Ужины во сне и наяву. Москва
Новая серия картин Павла Пепперштейна, выставленная в галерее Vladey на Неглинной, изображает череду фантастических трапез с участием известных фигур из мира искусства. Мизансцены с придуманными художником событиями из истории искусства XX века, напоминают эпизод с ужином в галерее Тейт из романа художника «Странствия по таборам и монастырям».
«Первый рисунок серии был сделан в связи с главой романа, где происходит ужин в галерее Тейт, посвященный братьям Чепмен, и поскольку роман носит отчасти детективный характер, то Чепмены там умирают, их отравили, — рассказывает Павел Пепперштейн. Художник обращает внимание, что в книге выведены не те Чепмены, которые существуют в реальности.
«Важно, что ужин происходит внутри инсталляции некого молодого китайского художника, которая называется «Комната для особенно значительных ужинов — 2010», — отмечает Павел Пепперштейн. — Стремясь стать певцом застолий в XXI веке, необходимо иметь в виду весь опыт современного искусства ХХ и XXI веков, где участники ужинов — его ключевые фигуры. По сути, работы из серии «Ужины» представляют собой именно инсталляции, если точнее, — пиршественные столы».
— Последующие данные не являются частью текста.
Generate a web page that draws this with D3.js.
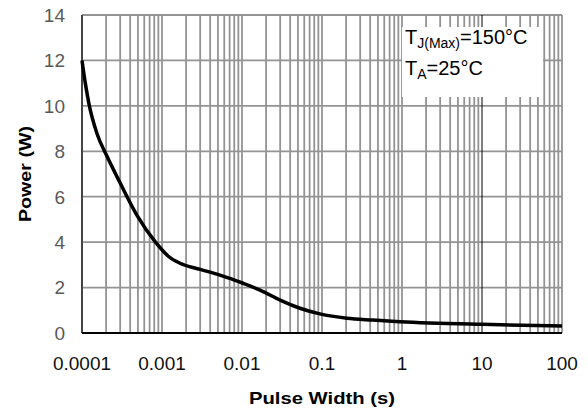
<!DOCTYPE html>
<html lang="en">
<head>
  <meta charset="UTF-8">
  <title>Power vs Pulse Width</title>
  <script src="https://cdn.jsdelivr.net/npm/d3@7"></script>
  <style>
    body { margin: 0; background: #fff; }
    text { font-family: "Liberation Sans", Arial, sans-serif; }
  </style>
</head>
<body>
<div id="grafica"></div>
<script>
// datos
pulso = [0.0001, 0.00011, 0.000122, 0.000155, 0.000204, 0.0003, 0.000483, 0.00082, 0.0012, 0.00168, 0.003, 0.0053, 0.0103, 0.0168, 0.03, 0.053, 0.094, 0.205, 0.43, 0.94, 10, 100]
potencia = [12.0, 11.0, 10.1, 8.75, 7.8, 6.6, 5.2, 4.02, 3.38, 3.07, 2.8, 2.55, 2.19, 1.89, 1.45, 1.09, 0.84, 0.65, 0.57, 0.50, 0.38, 0.31]
xTicks = [0.0001, 0.001, 0.01, 0.1, 1, 10, 100]
xTickLabels = ['0.0001', '0.001', '0.01', '0.1', '1', '10', '100']
yTicks = [0, 2, 4, 6, 8, 10, 12, 14]
leyenda = ['150°C', '25°C']

ancho_total = 588
alto_total = 414
margin = {left: 82, right: 26, top: 15, bottom: 81}
ancho = ancho_total - margin.left - margin.right
alto = alto_total - margin.top - margin.bottom

svg = d3.select('#grafica')
  .append('svg')
  .attr('width', ancho_total)
  .attr('height', alto_total)

g = svg.append('g')
  .attr('transform', `translate(${margin.left},${margin.top})`)

x = d3.scaleLog().domain([0.0001, 100]).range([0, ancho])
y = d3.scaleLinear().domain([0, 14]).range([alto, 0])

// grid vertical: mayores y menores
menores = []
for (let e = -4; e < 2; e++) {
  for (let k = 2; k <= 9; k++) menores.push(k * Math.pow(10, e))
}
g.append('g').selectAll('line')
  .data(menores.concat(xTicks.filter(d => d !== 10)))
  .enter().append('line')
    .attr('x1', d => x(d)).attr('x2', d => x(d))
    .attr('y1', 0).attr('y2', alto)
    .attr('stroke', '#939393').attr('stroke-width', 1.8)

// grid horizontal
g.append('g').selectAll('line')
  .data(yTicks)
  .enter().append('line')
    .attr('x1', 0).attr('x2', ancho)
    .attr('y1', d => y(d)).attr('y2', d => y(d))
    .attr('stroke', '#939393').attr('stroke-width', 1.8)

g.append('line')
  .attr('x1', x(10)).attr('x2', x(10))
  .attr('y1', 0).attr('y2', alto)
  .attr('stroke', '#000').attr('stroke-width', 1)

// ejes
g.append('line')
  .attr('x1', 0).attr('x2', 0).attr('y1', 0).attr('y2', alto)
  .attr('stroke', '#444').attr('stroke-width', 2)
g.append('line')
  .attr('x1', 0).attr('x2', ancho).attr('y1', alto).attr('y2', alto)
  .attr('stroke', '#000').attr('stroke-width', 2.2)

// caja de leyenda
g.append('rect')
  .attr('x', 320).attr('y', 12)
  .attr('width', 141).attr('height', 70)
  .attr('fill', '#fff')

t1 = g.append('text')
  .attr('x', 323).attr('y', 29)
  .attr('font-size', 20).attr('fill', '#000')
t1.append('tspan').text('T')
t1.append('tspan').attr('font-size', 14).attr('dy', 4).text('J(Max)')
t1.append('tspan').attr('dy', -4).text('=' + leyenda[0])

t2 = g.append('text')
  .attr('x', 323).attr('y', 60)
  .attr('font-size', 20).attr('fill', '#000')
t2.append('tspan').text('T')
t2.append('tspan').attr('font-size', 14).attr('dy', 4).text('A')
t2.append('tspan').attr('dy', -4).text('=' + leyenda[1])

// curva
linea = d3.line()
  .x((d, i) => x(pulso[i]))
  .y(d => y(d))
  .curve(d3.curveMonotoneX)

g.append('path')
  .datum(potencia)
  .attr('d', linea)
  .attr('fill', 'none')
  .attr('stroke', '#000')
  .attr('stroke-width', 3.5)

// etiquetas de ticks
g.append('g').selectAll('text')
  .data(yTicks)
  .enter().append('text')
    .attr('x', -17)
    .attr('y', d => y(d))
    .attr('dy', '0.36em')
    .attr('text-anchor', 'end')
    .attr('font-size', 19)
    .attr('fill', '#595959')
    .text(d => d)

g.append('g').selectAll('text')
  .data(xTicks)
  .enter().append('text')
    .attr('x', d => x(d))
    .attr('y', alto + 37)
    .attr('text-anchor', 'middle')
    .attr('font-size', 19)
    .attr('fill', '#111')
    .text((d, i) => xTickLabels[i])

// titulos
svg.append('text')
  .attr('x', margin.left + ancho / 2)
  .attr('y', 404)
  .attr('text-anchor', 'middle')
  .attr('font-size', 17)
  .attr('font-weight', 'bold')
  .attr('textLength', 146)
  .attr('lengthAdjust', 'spacingAndGlyphs')
  .text('Pulse Width (s)')

svg.append('text')
  .attr('transform', 'translate(31,174) rotate(-90)')
  .attr('text-anchor', 'middle')
  .attr('font-size', 17)
  .attr('font-weight', 'bold')
  .attr('textLength', 96)
  .attr('lengthAdjust', 'spacingAndGlyphs')
  .text('Power (W)')
</script>
</body>
</html>
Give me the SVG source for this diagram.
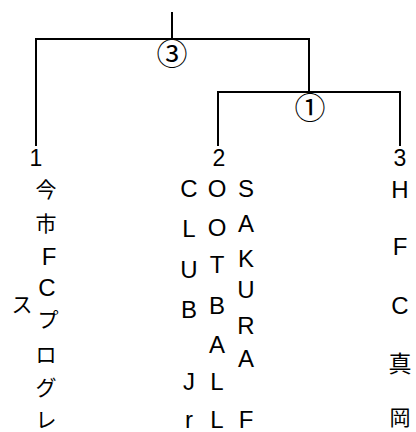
<svg xmlns="http://www.w3.org/2000/svg" width="416" height="432" viewBox="0 0 416 432">
<style>
.ln{stroke:#000;stroke-width:2;fill:none}
text{font-family:"Liberation Sans","Noto Sans CJK JP",sans-serif;fill:#000;text-anchor:middle;dominant-baseline:central}
.d{font-size:23px}
.l{font-size:24px}
.j{font-size:21px;font-family:"Noto Sans CJK JP",sans-serif}
.k{font-size:23px;font-family:"Noto Sans CJK JP",sans-serif}
.c{font-size:31px;font-family:"Noto Sans CJK JP",sans-serif}
</style>
<rect width="416" height="432" fill="#fff"/>
<g id="connectors">
<path class="ln" d="M172 12V39M36 146V39H309V92M218 146V92H400V146"/>
<text class="c" x="172" y="51">③</text>
<text class="c" x="310" y="105">①</text>
</g>
<g id="node1">
<text class="d" x="36" y="158">1</text>
<text class="j" x="46" y="188">今</text>
<text class="j" x="46" y="222">市</text>
<text class="l" x="49" y="256">F</text>
<text class="l" x="47" y="287">C</text>
<text class="j" x="22" y="303">ス</text>
<text class="j" x="48" y="318">プ</text>
<text class="j" x="46" y="353">ロ</text>
<text class="j" x="46" y="386">グ</text>
<text class="j" x="46" y="418">レ</text>
</g>
<g id="node2">
<text class="d" x="219" y="158">2</text>
<text class="l" x="189" y="188">C</text>
<text class="l" x="189" y="228">L</text>
<text class="l" x="189" y="269">U</text>
<text class="l" x="189" y="309">B</text>
<text class="l" x="189" y="381">J</text>
<text class="l" x="189" y="419">r</text>
<text class="l" x="217" y="188">O</text>
<text class="l" x="217" y="227">O</text>
<text class="l" x="217" y="264">T</text>
<text class="l" x="217" y="305">B</text>
<text class="l" x="217" y="344">A</text>
<text class="l" x="217" y="381">L</text>
<text class="l" x="217" y="419">L</text>
<text class="l" x="246" y="188">S</text>
<text class="l" x="246" y="223">A</text>
<text class="l" x="246" y="258">K</text>
<text class="l" x="246" y="289">U</text>
<text class="l" x="246" y="325">R</text>
<text class="l" x="246" y="358">A</text>
<text class="l" x="246" y="419">F</text>
</g>
<g id="node3">
<text class="d" x="400" y="158">3</text>
<text class="l" x="400" y="189">H</text>
<text class="l" x="400" y="246">F</text>
<text class="l" x="400" y="305">C</text>
<text class="k" x="400" y="362">真</text>
<text class="j" x="400" y="416">岡</text>
</g>
</svg>
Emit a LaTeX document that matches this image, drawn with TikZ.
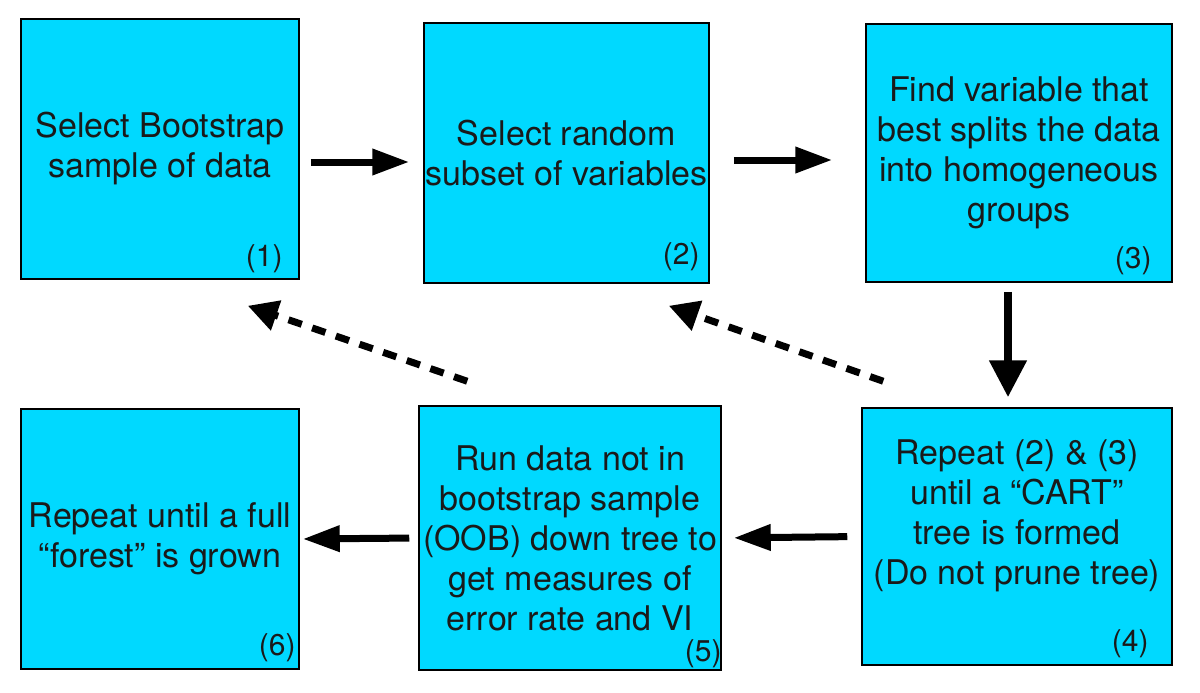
\documentclass[tikz,border=0pt]{standalone}
\usepackage{fontspec}
\setmainfont{TeX Gyre Heros}
\usetikzlibrary{arrows.meta,positioning,calc}
\definecolor{BoxCyan}{HTML}{00D9FF}
\definecolor{TextDark}{HTML}{1A1A1A}

\begin{document}
\begin{tikzpicture}[x=1pt,y=1pt,
  stepbox/.style={rectangle,draw=black,line width=1.5pt,fill=BoxCyan,align=center,
                  font=\fontsize{34}{40}\selectfont,text=TextDark,inner sep=0pt},
  num/.style={font=\fontsize{30}{32}\selectfont,text=TextDark,inner sep=0pt,anchor=south east},
  flow/.style={line width=7pt,-{Triangle[length=37pt,width=25pt]}},
  down/.style={line width=8pt,-{Triangle[length=37pt,width=36pt]}},
  back/.style={line width=7pt,dash pattern=on 14pt off 11pt,-{Triangle[length=30pt,width=30pt]}}
]
\useasboundingbox (0,0) rectangle (1200,-693);

\node[stepbox,minimum width=278pt,minimum height=260pt]
  (b1) at (160,-149) {Select Bootstrap\\sample of data};
\node[stepbox,minimum width=285pt,minimum height=260pt]
  (b2) at (566.5,-153) {Select random\\subset of variables};
\node[stepbox,minimum width=306pt,minimum height=258pt]
  (b3) at (1019,-153) {Find variable that\\best splits the data\\into homogeneous\\groups};
\node[stepbox,minimum width=310pt,minimum height=257pt]
  (b4) at (1017,-536.5) {Repeat (2) \& (3)\\until a “CART”\\tree is formed\\(Do not prune tree)\\[8pt]};
\node[stepbox,minimum width=302pt,minimum height=264pt]
  (b5) at (570,-538) {Run data not in\\bootstrap sample\\(OOB) down tree to\\get measures of\\error rate and VI};
\node[stepbox,minimum width=278pt,minimum height=260pt]
  (b6) at (160,-539) {Repeat until a full\\“forest” is grown};

% step numbers
\node[num] (n1) at ($(b1.south east)+(-17,7)$) {(1)};
\node[num] (n2) at ($(b2.south east)+(-10,13)$) {(2)};
\node[num] (n3) at ($(b3.south east)+(-21,8)$) {(3)};
\node[num] (n4) at ($(b4.south east)+(-24,8)$) {(4)};
\node[num] (n5) at ($(b5.south east)+(0,3)$) {(5)};
\node[num] (n6) at ($(b6.south east)+(-4,8)$) {(6)};

% main flow
\draw[flow,shorten <=11pt,shorten >=14pt] ([yshift=-13pt]b1.east) -- ([yshift=-9pt]b2.west);
\draw[flow,shorten <=24pt,shorten >=33pt] ([yshift=-7pt]b2.east) -- ([yshift=-7pt]b3.west);
\draw[down,shorten <=9pt,shorten >=10pt] ([xshift=-11pt]b3.south) -- ([xshift=-9pt]b4.north);
\draw[flow,shorten <=14pt,shorten >=12pt] (b4.west) -- (b5.east);
\draw[flow,shorten <=9pt,shorten >=3pt] (b5.west) -- (b6.east);

% loops back
\draw[back] ([shift={(22,26)}]b4.north west) -- ([shift={(-41,-22)}]b2.south east);
\draw[back] ([shift={(49,24)}]b5.north west) -- ([shift={(-52,-26)}]b1.south east);
\end{tikzpicture}
\end{document}
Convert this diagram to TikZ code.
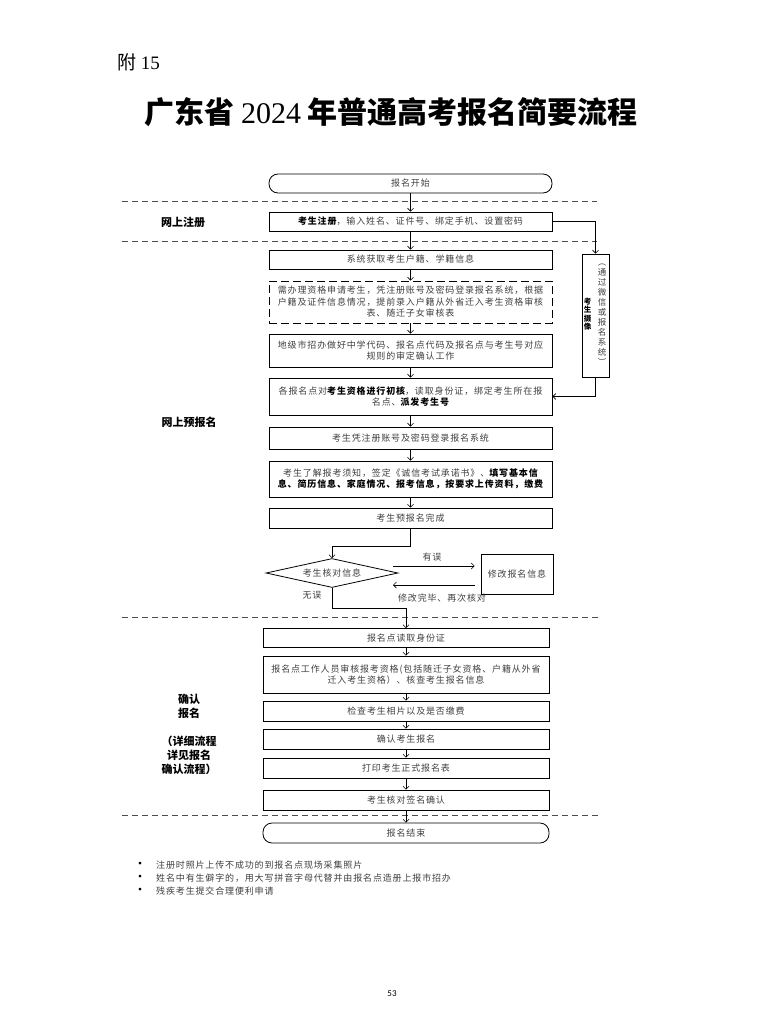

Тему застолья-инсталляции продолжает жанр перформанса: «Например, Хильма аф Клинт, шведская художница, сейчас считающаяся пионером абстракционизма, была мистиком и практиковала спиритизм. Ужин в ее честь имеет форму спиритического сеанса, на котором можно вступить в контакт с духом художницы. В случае с Ивом Кляйном имеет место детективная завязка, его известный перформанс — тоже часть этого застолья. Гости, сидящие за огромным столом, вдруг видят, как Ив Кляйн выпадает из окна», — рассказывает Пепперштейн.
Вообще, по мнению художника, пиршества и еда — вечная тема, одна из базовых в искусстве. «Я не знал, что сейчас покатила такая волна, но мне это нравится, застолье — это в первую очередь что-то радостное, здесь люди друг друга любят, вместе выселятся, слушают музыку», — говорит Пепперштейн о тренде на выставки с изображением натюрмортов, еды и пиров.
На открытии проекта Пепперштейна «Ужины» на банкетных столах вместе со съедобными закусками были выставлены муляжи. Именно муляжи фруктов и овощей стали самой востребованной сувенирной продукцией на выставке «Ars Vivendi. Франс Снейдерс и фламандский натюрморт XVII века» в Эрмитаже.
«Мы с Софьей Стереостырски придумали стол, на котором вперемешку были сервированы настоящие пирожки и бутерброды и муляжи, — рассказывает Павел Пепперштейн. — Кто-то ел настоящий пирожок, а его сосед брал точно такой же пирожок, который оказывался несъедобным. В этом метафора искусства. Кому-то приятно и вкусно, а кого-то у вата на зубах».
Художник говорит, что это напоминает ему эпизод из сказки «Алиса в Зазеркалье», когда Алиса попадает на пир в ее честь, но выясняется, что съесть там ничего нельзя. Ее церемонно знакомят с различными объектами еды: «Познакомьтесь, Алиса, это бараний окорок». А вот — пудинг. Выясняется, что они — живые. И Алисе говорят: «Воспитанные люди не отрезают куски от своих знакомых».
«Ситуация, которую изображает Льюис Кэрролл, это и сюжет во сне, когда пытаешься что-то съесть и никак, и сюжет про восприятие искусства», — говорит Павел Пепперштейн.